Fob-off Diagnosis (again)

About a month ago I decided to move GP surgeries to the other one in town, because after three years of being told – without any adequate process of exclusion – that I have ME/cfs with Fibromyalgia (although I have never seen a rheumatologist to confirm that diagnosis) and that nothing could be done for me, I had decided that enough was enough.

The first GP I saw at the new surgery seemed very young and inexperienced, and in fact he had never heard of one of my diagnoses – PCOS – (Poly-cystic Ovary Sydrome), although it is a very common condition, and he actually had to look it up on his little screen!

I discussed with him that ME is an illness that should only ever be diagnosed through a process of exclusion and I believed that had not taken place.

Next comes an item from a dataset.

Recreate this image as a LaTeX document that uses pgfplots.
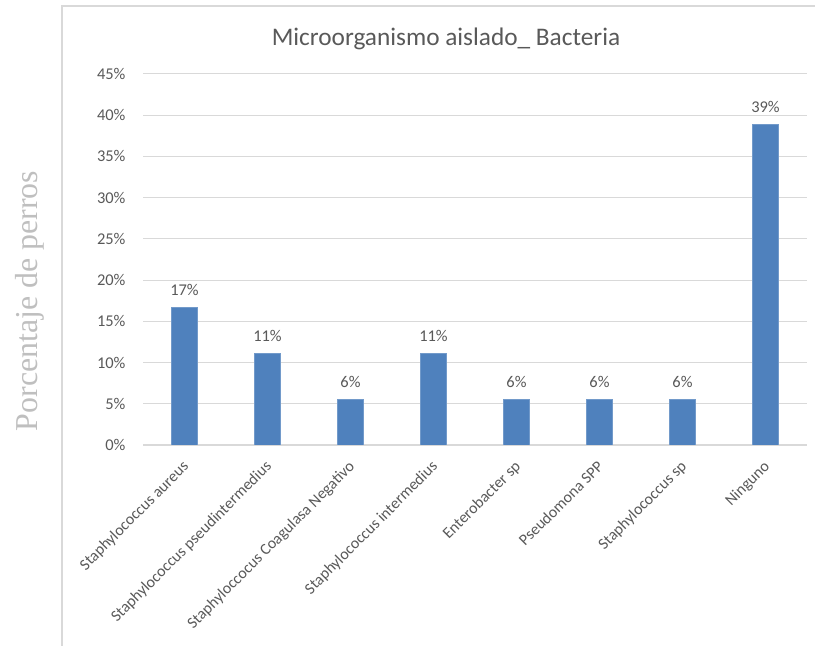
\documentclass[border=0pt]{standalone}
\usepackage{pgfplots}
\pgfplotsset{compat=1.18}
\usepackage{fontspec}
\setmainfont{Carlito}
\newfontfamily\timesfont{Liberation Serif}
\definecolor{barblue}{HTML}{4F81BD}
\definecolor{gridgray}{HTML}{D9D9D9}
\definecolor{textgray}{HTML}{595959}
\definecolor{labelgray}{HTML}{BFBFBF}
\begin{document}
\begin{tikzpicture}[x=1bp,y=1bp]
\useasboundingbox (0,0) rectangle (815,646);
\draw[gridgray, line width=1.2bp] (62,0) -- (62,640) -- (815,640);
\node[rotate=90, font=\timesfont\fontsize{32}{36}\selectfont, text=labelgray] at (30,345) {Porcentaje de perros};
\node[font=\fontsize{25.4}{30}\selectfont, text=textgray] at (446,607) {Microorganismo aislado\_ Bacteria};
\begin{axis}[
  at={(143bp,201bp)}, anchor=south west,
  scale only axis, width=664bp, height=371bp,
  xmin=-0.5, xmax=7.5, ymin=0, ymax=45,
  ytick={0,5,...,45},
  /pgf/number format/assume math mode=true,
  yticklabel={\pgfmathprintnumber{\tick}\%},
  ymajorgrids, grid style={gridgray, line width=1bp},
  axis y line*=left, y axis line style={draw=none},
  axis x line*=bottom, x axis line style={gridgray, line width=1.2bp, -},
  major tick length=0pt,
  tick label style={font=\fontsize{16.5}{19}\selectfont, text=textgray},
  yticklabel style={xshift=-14bp},
  xtick=data,
  xticklabels={Staphylococcus aureus, Staphylococcus pseudintermedius, Staphyloccocus Coagulasa Negativo, Staphylococcus intermedius, Enterobacter sp, Pseudomona SPP, Staphylococcus sp, Ninguno},
  xticklabel style={font=\fontsize{16}{19}\selectfont, xshift=-3bp, yshift=-13bp, rotate=45, anchor=north east, inner sep=1bp},
  ybar, bar width=26bp,
  point meta=explicit symbolic,
  nodes near coords,
  every node near coord/.append style={font=\fontsize{16.5}{19}\selectfont, text=textgray, anchor=south, yshift=8bp},
]
\addplot[fill=barblue, draw=barblue!80!white] table[x=x, y=y, meta=lab] {
x y lab
0 16.67 17\%
1 11.11 11\%
2 5.56 6\%
3 11.11 11\%
4 5.56 6\%
5 5.56 6\%
6 5.56 6\%
7 38.89 39\%
};
\end{axis}
\end{tikzpicture}
\end{document}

I suggested a number of things I wanted testing, including pernicious anaemia and hashimoto’s thyroiditis, both of which run in the family. He stated that “everybody thinks it’s thyroid, and it never is”, which did not inspire me with confidence at all.

The next GP I saw was a very popular lady, and for good reason. I have never encountered such a friendly, compassionate doctor who was so willing to co-operate. She immediately referred me to Neurology to rule out MS and to check for possible pituitary damage after a head injury some years ago, and to Rheumatology to rule out Rheumatoid Arthritis and Sjogren’s, and with the promise of more referrals to come. Sadly, this wonderful doctor went on maternity leave the next week, so I will not see her again for a year or more.

Today I saw a third GP, who I assume was a locum filling in for the maternity leave. I had prepared a very thorough and detailed letter explaining my case and some of the things I wanted testing and why. This GP read the letter and immediately picked it apart dismissively, becoming increasingly rude and patronising, telling me that I shouldn’t be resistant to the ME & Fibro diagnosis, and that I appeared to be “angry for some reason”. It felt as though I had gone back ten years. I left her office in tears.

I am actually too exhausted from crying to go into detail about what she said and how upset and angry I am. But I can tell you that I feel more desperate than I have ever felt.

The previous blood tests for TSH (computer) says “no” so without an intelligent operator, I am faced with a brick wall. She actually said to me “some conditions can’t be helped“.

How is that possibly acceptable?

And I really just don’t know where to turn.